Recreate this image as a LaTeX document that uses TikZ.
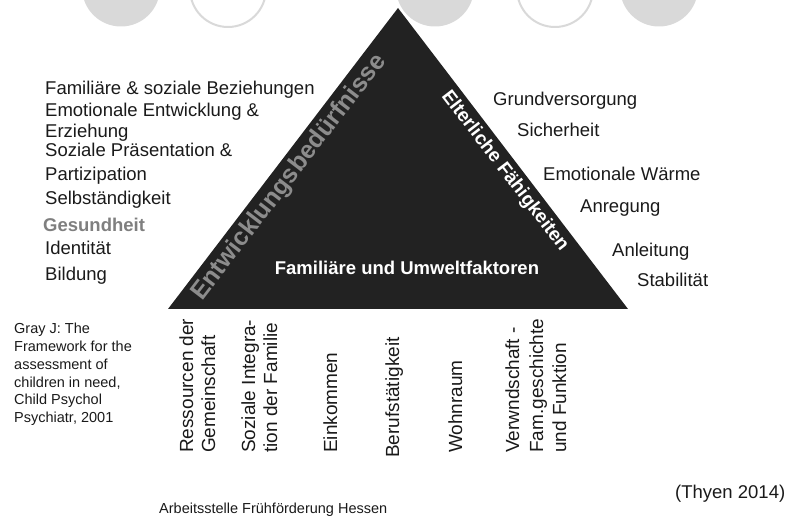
\documentclass[tikz,border=0pt]{standalone}
\usepackage{fontspec}
\setmainfont{Liberation Sans}
\definecolor{circgray}{HTML}{D9D9D9}
\definecolor{trifill}{HTML}{222222}
\definecolor{needgray}{HTML}{8C8C8C}
\definecolor{healthgray}{HTML}{7F7F7F}
\definecolor{ink}{HTML}{1A1A1A}
\begin{document}
\begin{tikzpicture}[x=1pt,y=-1pt,
  lbl/.style={anchor=base west, inner sep=0pt, font=\fontsize{18.5}{22}\selectfont, text=ink},
  refl/.style={anchor=base west, inner sep=0pt, font=\fontsize{14.5}{17}\selectfont, text=ink},
  vlbl/.style={anchor=base west, inner sep=0pt, rotate=90, font=\fontsize{19}{22}\selectfont, text=ink},
  disc/.style={fill=circgray, draw=none},
  ring/.style={draw=circgray, line width=2pt, fill=white}]
\useasboundingbox (0,0) rectangle (798,518);
\begin{scope}
\clip (0,0) rectangle (798,518);
\path[disc] (121,-12.5) circle[radius=39pt];
\path[ring] (228,-11) circle[radius=38pt];
\path[disc] (435,-12.5) circle[radius=39pt];
\path[ring] (555,-11) circle[radius=38pt];
\path[disc] (659,-12.5) circle[radius=39pt];
\end{scope}
% triangle
\coordinate (apex) at (398,8);
\coordinate (bl) at (168,309);
\coordinate (br) at (628,309);
\fill[trifill] (apex) -- (bl) -- (br) -- cycle;
\node[anchor=base west, inner sep=0pt, rotate=52.5, font=\bfseries\fontsize{25}{30}\selectfont, text=needgray] (needs) at (202,302) {Entwicklungsbedürfnisse};
\node[anchor=base west, inner sep=0pt, rotate=-52.5, font=\bfseries\fontsize{19}{22}\selectfont, text=white] (parents) at (441,96) {Elterliche Fähigkeiten};
\node[anchor=base, inner sep=0pt, font=\bfseries\fontsize{18.5}{22}\selectfont, text=white] (env) at (407,275) {Familiäre und Umweltfaktoren};
% left list
\node[lbl] (l1) at (45,95) {Familiäre \& soziale Beziehungen};
\node[lbl] (l2) at (45,117) {Emotionale Entwicklung \&};
\node[lbl] (l3) at (45,138) {Erziehung};
\node[lbl] (l4) at (45,157) {Soziale Präsentation \&};
\node[lbl] (l5) at (45,181) {Partizipation};
\node[lbl] (l6) at (45,205) {Selbständigkeit};
\node[lbl, font=\bfseries\fontsize{18.5}{22}\selectfont, text=healthgray] (l7) at (43,232) {Gesundheit};
\node[lbl] (l8) at (45,255) {Identität};
\node[lbl] (l9) at (45,281) {Bildung};
% right list
\node[lbl] (r1) at (493,106) {Grundversorgung};
\node[lbl] (r2) at (517,137) {Sicherheit};
\node[lbl] (r3) at (543,181) {Emotionale Wärme};
\node[lbl] (r4) at (580,213) {Anregung};
\node[lbl] (r5) at (612,257) {Anleitung};
\node[lbl] (r6) at (637,287) {Stabilität};
% reference
\node[refl] (g1) at (14,334) {Gray J: The};
\node[refl] (g2) at (14,351.7) {Framework for the};
\node[refl] (g3) at (14,369.4) {assessment of};
\node[refl] (g4) at (14,387.1) {children in need,};
\node[refl] (g5) at (14,404.8) {Child Psychol};
\node[refl] (g6) at (14,422.5) {Psychiatr, 2001};
% bottom factors
\node[vlbl] (b1a) at (193,453) {Ressourcen der};
\node[vlbl] (b1b) at (215,453) {Gemeinschaft};
\node[vlbl] (b2a) at (255,453) {Soziale Integra-};
\node[vlbl] (b2b) at (277,453) {tion der Familie};
\node[vlbl] (b3) at (337,453) {Einkommen};
\node[vlbl] (b4) at (399,458) {Berufstätigkeit};
\node[vlbl] (b5) at (462,453) {Wohnraum};
\node[vlbl] (b6a) at (519,453) {Verwndschaft -};
\node[vlbl] (b6b) at (543,453) {Fam.geschichte};
\node[vlbl] (b6c) at (566,453) {und Funktion};
% footer
\node[refl] (org) at (159,513) {Arbeitsstelle Frühförderung Hessen};
\node[lbl] (cite) at (675,498) {(Thyen 2014)};
\end{tikzpicture}
\end{document}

——

Quote the material word for word, dropping any images it holds.

• **EXPECTED ANSWER**
Recreate this image as a LaTeX document that uses TikZ.
\documentclass[tikz,border=0pt]{standalone}
\usepackage{fontspec}
\setmainfont{Liberation Sans}
\definecolor{circgray}{HTML}{D9D9D9}
\definecolor{trifill}{HTML}{222222}
\definecolor{needgray}{HTML}{8C8C8C}
\definecolor{healthgray}{HTML}{7F7F7F}
\definecolor{ink}{HTML}{1A1A1A}
\begin{document}
\begin{tikzpicture}[x=1pt,y=-1pt,
  lbl/.style={anchor=base west, inner sep=0pt, font=\fontsize{18.5}{22}\selectfont, text=ink},
  refl/.style={anchor=base west, inner sep=0pt, font=\fontsize{14.5}{17}\selectfont, text=ink},
  vlbl/.style={anchor=base west, inner sep=0pt, rotate=90, font=\fontsize{19}{22}\selectfont, text=ink},
  disc/.style={fill=circgray, draw=none},
  ring/.style={draw=circgray, line width=2pt, fill=white}]
\useasboundingbox (0,0) rectangle (798,518);
\begin{scope}
\clip (0,0) rectangle (798,518);
\path[disc] (121,-12.5) circle[radius=39pt];
\path[ring] (228,-11) circle[radius=38pt];
\path[disc] (435,-12.5) circle[radius=39pt];
\path[ring] (555,-11) circle[radius=38pt];
\path[disc] (659,-12.5) circle[radius=39pt];
\end{scope}
% triangle
\coordinate (apex) at (398,8);
\coordinate (bl) at (168,309);
\coordinate (br) at (628,309);
\fill[trifill] (apex) -- (bl) -- (br) -- cycle;
\node[anchor=base west, inner sep=0pt, rotate=52.5, font=\bfseries\fontsize{25}{30}\selectfont, text=needgray] (needs) at (202,302) {Entwicklungsbedürfnisse};
\node[anchor=base west, inner sep=0pt, rotate=-52.5, font=\bfseries\fontsize{19}{22}\selectfont, text=white] (parents) at (441,96) {Elterliche Fähigkeiten};
\node[anchor=base, inner sep=0pt, font=\bfseries\fontsize{18.5}{22}\selectfont, text=white] (env) at (407,275) {Familiäre und Umweltfaktoren};
% left list
\node[lbl] (l1) at (45,95) {Familiäre \& soziale Beziehungen};
\node[lbl] (l2) at (45,117) {Emotionale Entwicklung \&};
\node[lbl] (l3) at (45,138) {Erziehung};
\node[lbl] (l4) at (45,157) {Soziale Präsentation \&};
\node[lbl] (l5) at (45,181) {Partizipation};
\node[lbl] (l6) at (45,205) {Selbständigkeit};
\node[lbl, font=\bfseries\fontsize{18.5}{22}\selectfont, text=healthgray] (l7) at (43,232) {Gesundheit};
\node[lbl] (l8) at (45,255) {Identität};
\node[lbl] (l9) at (45,281) {Bildung};
% right list
\node[lbl] (r1) at (493,106) {Grundversorgung};
\node[lbl] (r2) at (517,137) {Sicherheit};
\node[lbl] (r3) at (543,181) {Emotionale Wärme};
\node[lbl] (r4) at (580,213) {Anregung};
\node[lbl] (r5) at (612,257) {Anleitung};
\node[lbl] (r6) at (637,287) {Stabilität};
% reference
\node[refl] (g1) at (14,334) {Gray J: The};
\node[refl] (g2) at (14,351.7) {Framework for the};
\node[refl] (g3) at (14,369.4) {assessment of};
\node[refl] (g4) at (14,387.1) {children in need,};
\node[refl] (g5) at (14,404.8) {Child Psychol};
\node[refl] (g6) at (14,422.5) {Psychiatr, 2001};
% bottom factors
\node[vlbl] (b1a) at (193,453) {Ressourcen der};
\node[vlbl] (b1b) at (215,453) {Gemeinschaft};
\node[vlbl] (b2a) at (255,453) {Soziale Integra-};
\node[vlbl] (b2b) at (277,453) {tion der Familie};
\node[vlbl] (b3) at (337,453) {Einkommen};
\node[vlbl] (b4) at (399,458) {Berufstätigkeit};
\node[vlbl] (b5) at (462,453) {Wohnraum};
\node[vlbl] (b6a) at (519,453) {Verwndschaft -};
\node[vlbl] (b6b) at (543,453) {Fam.geschichte};
\node[vlbl] (b6c) at (566,453) {und Funktion};
% footer
\node[refl] (org) at (159,513) {Arbeitsstelle Frühförderung Hessen};
\node[lbl] (cite) at (675,498) {(Thyen 2014)};
\end{tikzpicture}
\end{document}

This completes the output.